The Court emphasised the principle that a company has a separate identity and legal personality from its subscribers, shareholders, and directors. While there are certain circumstances in which those persons’ actions may be attributed to the company, this will be dependent on the context and purpose for which the attribution is relevant. The purpose of the Quincecare duty is to protect the company against just the sort of misappropriation that occurred in this case. If Daiwa’s position that the misappropriation should be attributed to the company were correct, the effect would be to “denude the duty of any value in cases where it is most needed” such that there would “in reality be no Quincecare duty of care or its breach would cease to have consequences”.
As well as making this finding, the Court also considered whether Daiwa’s defences to the claim of breach of the Quincecare duty would have succeeded if it had found that Mr Al Sanea’s fraud should be attributed to the company.
Daiwa argued that Singularis’ claim was barred for illegality, relying on Mr Al Sanea’s provision of documents which he knew to be false and his breach of fiduciary duty towards Singularis. The Court approached the illegality defence by assessing its application in the context of: (a) the underlying purpose of the prohibition which had been transgressed; (b) other relevant public interests; and (c) the proportionality and fairness to Singularis of denying its claim. Considering each of these factors, the Court rejected the defence, considering that:
- While the purpose of the prohibition on making false statements (which was transgressed in this case) was in part to protect the bank from being deceived, that purpose was achieved by ensuring that the bank would be liable to repay the money only if it had breached its Quincecare
- There is public interest in financial institutions playing a part in reducing and uncovering financial crime and money laundering. This would be undermined if a bank can escape the consequences of failing to do so by reference to the illegal conduct of its customers.
- Denial of the claim would be disproportionate to any wrongdoing by the company (particularly as it was possible to make a deduction for contributory negligence on the customer’s part).
The Court commented that “the Quincecare duty strikes a careful balance between the interests of the customer and those of the bank and denying the claim would not enhance the integrity of the law”.
The Court did not accept Daiwa’s argument that the Singularis’ loss had been caused by its own fault (in committing the fraud) rather than the fault of Daiwa. The very purpose of the Quincecare duty is to protect a bank’s customers from the harm caused by people for whom the customer is responsible. Accordingly, this was not a case in which the company’s act of dishonesty came after the bank’s breach of duty. Rather, the fraudulent instruction gave rise to the duty of care, which the bank then breached, causing the loss.
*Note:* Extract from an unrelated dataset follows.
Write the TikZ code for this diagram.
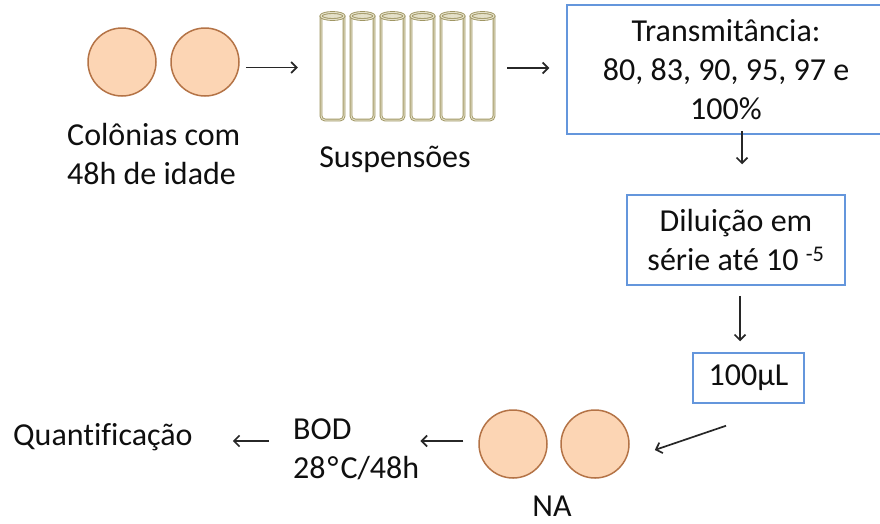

Countervailing claim in deceit
The Court considered this to be a variant of the causation argument. It held that Daiwa’s breach of the Quincecare duty (and not Mr Al Sanea’s misrepresentations) gave rise to the bank’s exposure to Singularis, quoting the court of appeal’s finding that “it would be a surprising result if Daiwa, having breached that duty, could escape liability by placing reliance on the existence of the fraud that was itself a pre-condition for its liability”.
The question of how a bank should act when it suspects fraud can be complex and give rise to a number of competing issues and priorities. The Court’s decision in this case emphasises how important it is for financial institutions to get it right.
The Court’s decision was clearly influenced by the public policy interest of holding banks accountable for the detection of financial crime and tackling fraud. As instances of fraud continue to increase, financial institutions should therefore expect further consideration and analysis of the Quincecare duty.